05.14.2018

More Healthcare Groups Review and Reject Ratio Bill

Two more nurse-centric groups last week came out against the ballot question that would impose rigid nurse staffing ratios on all hospitals at all times.

Home Care Alliance of Massachusetts, a non-profit association of home care agencies working with 5,000 nurses across the commonwealth, and VNA Care, which employs 800 visiting nurses throughout the state, joined the Coalition to Protect Patient Safety in opposition to the proposed nurse staffing ballot question.

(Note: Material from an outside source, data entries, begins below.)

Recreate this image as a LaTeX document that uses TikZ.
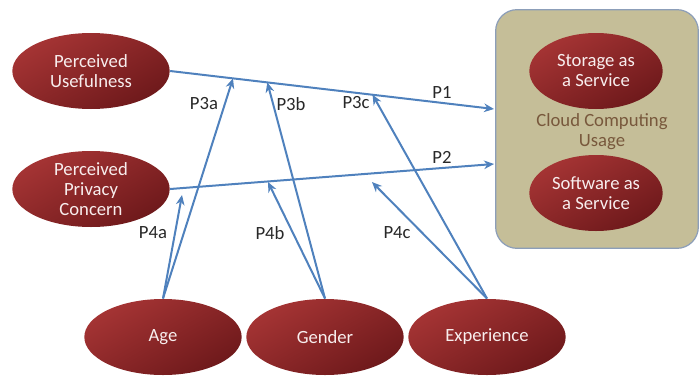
\documentclass[tikz,border=0pt]{standalone}
\usepackage{fontspec}
\setmainfont{Carlito}
\usetikzlibrary{arrows.meta,shapes.geometric}

\definecolor{ellred}{RGB}{165,52,52}
\definecolor{elldark}{RGB}{110,25,27}
\definecolor{elltext}{RGB}{248,238,238}
\definecolor{boxfill}{RGB}{197,190,152}
\definecolor{boxline}{RGB}{140,158,185}
\definecolor{boxtext}{RGB}{120,88,60}
\definecolor{arrowblue}{RGB}{79,129,189}
\definecolor{labelgrey}{RGB}{40,40,40}

\tikzset{every picture/.style={line width=0.75pt}}
\tikzset{
  construct/.style={ellipse, minimum width=118pt, minimum height=57pt, inner sep=0pt,
    top color=ellred, bottom color=elldark, shading angle=30, draw=none,
    text=elltext, align=center, font=\fontsize{14}{15}\selectfont},
  service/.style={construct, minimum width=100pt},
  usagebox/.style={rectangle, rounded corners=16pt, fill=boxfill, draw=boxline, line width=0.9pt,
    minimum width=152pt, minimum height=179pt},
  relpath/.style={draw=arrowblue, line width=1.5pt, -{Stealth[length=7.5pt,width=6.5pt]}},
  plabel/.style={text=labelgrey, font=\fontsize{14}{15}\selectfont, inner sep=0.75pt},
}

\begin{document}
\begin{tikzpicture}[x=0.75pt,y=0.75pt,yscale=-1,xscale=1]
\useasboundingbox (0,0) rectangle (699,375);

% Usage box
\node [usagebox] (cloud) at (597,129) {};
\node [service] (storage) at (596,71) {Storage as\\a Service};
\node [service] (software) at (596,193) {Software as\\a Service};
\node [text=boxtext, align=center, font=\fontsize{14}{15}\selectfont] (usage) at (602,132) {Cloud Computing\\Usage};

% Constructs
\node [construct] (useful) at (91,71) {Perceived\\Usefulness};
\node [construct] (privacy) at (91,189) {Perceived\\Privacy\\Concern};
\node [construct] (age) at (163,337) {Age};
\node [construct] (gender) at (325,337) {Gender};
\node [construct] (exper) at (487,337) {Experience};

% Arrow ends
\coordinate (p1end) at (494,109);
\coordinate (p2end) at (494,164);
\coordinate (p4aend) at (182,195);
\coordinate (p4bend) at (268,182);
\coordinate (p4cend) at (372,182);

%P1 and P2
\draw [relpath] (useful.east) -- (p1end) coordinate[pos=0.194] (p3aend) coordinate[pos=0.30] (p3bend) coordinate[pos=0.625] (p3cend);
\draw [relpath] (privacy.east) -- (p2end);

%P3
\draw [relpath] (age.north) -- (p3aend);
\draw [relpath] (gender.north) -- (p3bend);
\draw [relpath] (exper.north) -- (p3cend);
%P4
\draw [relpath] (age.north) -- (p4aend);
\draw [relpath] (gender.north) -- (p4bend);
\draw [relpath] (exper.north) -- (p4cend);

% Text Node
\node [plabel] (lp1) at (442,92) {P1};
\node [plabel] (lp2) at (442,157) {P2};
\node [plabel] (lp3a) at (204,104) {P3a};
\node [plabel] (lp3b) at (291,104) {P3b};
\node [plabel] (lp3c) at (356,103) {P3c};
\node [plabel] (lp4a) at (153,233) {P4a};
\node [plabel] (lp4b) at (270,233) {P4b};
\node [plabel] (lp4c) at (397,233) {P4c};

\end{tikzpicture}
\end{document}
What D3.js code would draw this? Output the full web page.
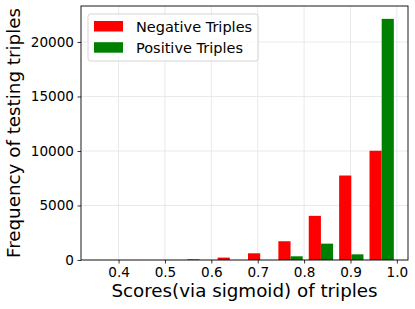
<!DOCTYPE html>
<html>
<head>
<meta charset="utf-8">
<script src="https://cdn.jsdelivr.net/npm/d3@7"></script>
<style>
  body { margin: 0; background: #fff; }
  text { font-family: 'DejaVu Sans', sans-serif; fill: #000; }
</style>
</head>
<body>
<div id="chart"></div>
<script>
// histogram bins (left edge of each bin), all bins same width
var binEdges = [0.345, 0.4105, 0.476, 0.5415, 0.607, 0.6725, 0.738, 0.8035, 0.869, 0.9345];
var binWidth = 0.0655;
var negativeCounts = [0, 0, 0, 60, 220, 615, 1720, 4050, 7750, 10020];
var positiveCounts = [0, 0, 0, 0, 0, 0, 340, 1500, 520, 22120];
var xTicks = [0.4, 0.5, 0.6, 0.7, 0.8, 0.9, 1.0];
var yTicks = [0, 5000, 10000, 15000, 20000];
var seriesNames = ["Negative Triples", "Positive Triples"];
var seriesColors = ["#ff0000", "#008000"];

var W = 415, H = 309;
var margin = {top: 6, right: 7, bottom: 49, left: 81};

var svg = d3.select("#chart").append("svg")
    .attr("width", W).attr("height", H);

var x = d3.scaleLinear().domain([0.319, 1.024]).range([margin.left, W - margin.right]);
var y = d3.scaleLinear().domain([0, 23300]).range([H - margin.bottom, margin.top]);

// grid
var grid = svg.append("g").attr("class", "grid");
grid.selectAll(".gx").data(xTicks).enter().append("line")
    .attr("x1", function(d) { return x(d); }).attr("x2", function(d) { return x(d); })
    .attr("y1", y.range()[0]).attr("y2", y.range()[1])
    .style("stroke", "#e3e3e3").style("stroke-width", 0.8);
grid.selectAll(".gy").data(yTicks).enter().append("line")
    .attr("y1", function(d) { return y(d); }).attr("y2", function(d) { return y(d); })
    .attr("x1", x.range()[0]).attr("x2", x.range()[1])
    .style("stroke", "#e3e3e3").style("stroke-width", 0.8);

// bars: two side-by-side bars per bin taking 80% of bin width
var rows = binEdges.map(function(e, i) {
  return {edge: e, values: [negativeCounts[i], positiveCounts[i]]};
});
var bars = svg.append("g").attr("class", "bars");
rows.forEach(function(r) {
  r.values.forEach(function(v, s) {
    if (!v) return;
    var x0 = r.edge + binWidth * (0.1 + 0.4 * s);
    bars.append("rect")
      .attr("x", x(x0))
      .attr("width", x(x0 + binWidth * 0.4) - x(x0))
      .attr("y", y(v))
      .attr("height", y(0) - y(v))
      .style("fill", seriesColors[s]);
  });
});

// axes
var xAxis = svg.append("g")
    .attr("transform", "translate(0," + y(0) + ")")
    .call(d3.axisBottom(x).tickValues(xTicks).tickFormat(d3.format(".1f")).tickSizeOuter(0).tickSize(3.5).tickPadding(3.5));
var yAxis = svg.append("g")
    .attr("transform", "translate(" + x.range()[0] + ",0)")
    .call(d3.axisLeft(y).tickValues(yTicks).tickFormat(d3.format("d")).tickSizeOuter(0).tickSize(3.5).tickPadding(3.5));
[xAxis, yAxis].forEach(function(a) {
  a.select(".domain").remove();
  a.selectAll("line").style("stroke", "#000").style("stroke-width", 0.8);
  a.selectAll("text").style("font-size", "13.6px").attr("font-family", "'DejaVu Sans', sans-serif");
});

// frame
svg.append("rect")
    .attr("x", x.range()[0]).attr("y", y.range()[1])
    .attr("width", x.range()[1] - x.range()[0])
    .attr("height", y.range()[0] - y.range()[1])
    .style("fill", "none").style("stroke", "#000").style("stroke-width", 0.9);

// axis labels
svg.append("text")
    .attr("x", (x.range()[0] + x.range()[1]) / 2).attr("y", 297)
    .style("text-anchor", "middle").style("font-size", "18.3px")
    .text("Scores(via sigmoid) of triples");
svg.append("text")
    .attr("transform", "translate(20," + ((y.range()[0] + y.range()[1]) / 2) + ") rotate(-90)")
    .style("text-anchor", "middle").style("font-size", "18.3px")
    .text("Frequency of testing triples");

// legend
var legend = svg.append("g").attr("transform", "translate(88,14)");
legend.append("rect")
    .attr("width", 170).attr("height", 47).attr("rx", 2.5)
    .style("fill", "#fff").style("fill-opacity", 0.8)
    .style("stroke", "#d0d0d0").style("stroke-width", 0.9);
seriesNames.forEach(function(name, i) {
  legend.append("rect")
    .attr("x", 6).attr("y", 7 + i * 21.2)
    .attr("width", 29).attr("height", 10.5)
    .style("fill", seriesColors[i]);
  legend.append("text")
    .attr("x", 48).attr("y", 17.5 + i * 21.2)
    .style("font-size", "14.5px")
    .text(name);
});
</script>
</body>
</html>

“This ballot measure would negatively impact the important work that we do at Home Care Alliance. Thousands of adults and children who are frail, disabled or at the end of their lives depend on home health care nurses to provide them with care when they are unable to travel to get that care,” said Pat Kelleher, executive director of Home Care Alliance of Massachusetts. “If hospitals across Massachusetts need to hire more than 5,000 new nurses, I fear it will pull nurses away from the home health community. There is a tremendous risk that we will simply be unable to sustain a nursing workforce to provide care to those who desperately need us.”

“Providing home healthcare requires nurses to constantly rely on the skills we learned in nursing school, and our experience spending time with patients,” said Holly Chaffee, R.N., CEO of VNA Care. “There is a strong movement toward shifting acute care patients home, but this measure will contribute to the shortage of seasoned nurses in and make it harder to offer those patients appropriate care. VNA Care and other nursing agencies will struggle to fulfill our missions if this measure passes.”

The Home Care Alliance and VNA Care join American Nurses Association Massachusetts, the Organization of Nurse Leaders, the Massachusetts Associations of Colleges of Nursing, the New England Chapter of the Infusion Nurses Society, and other healthcare leaders in opposing the rigid ratio question.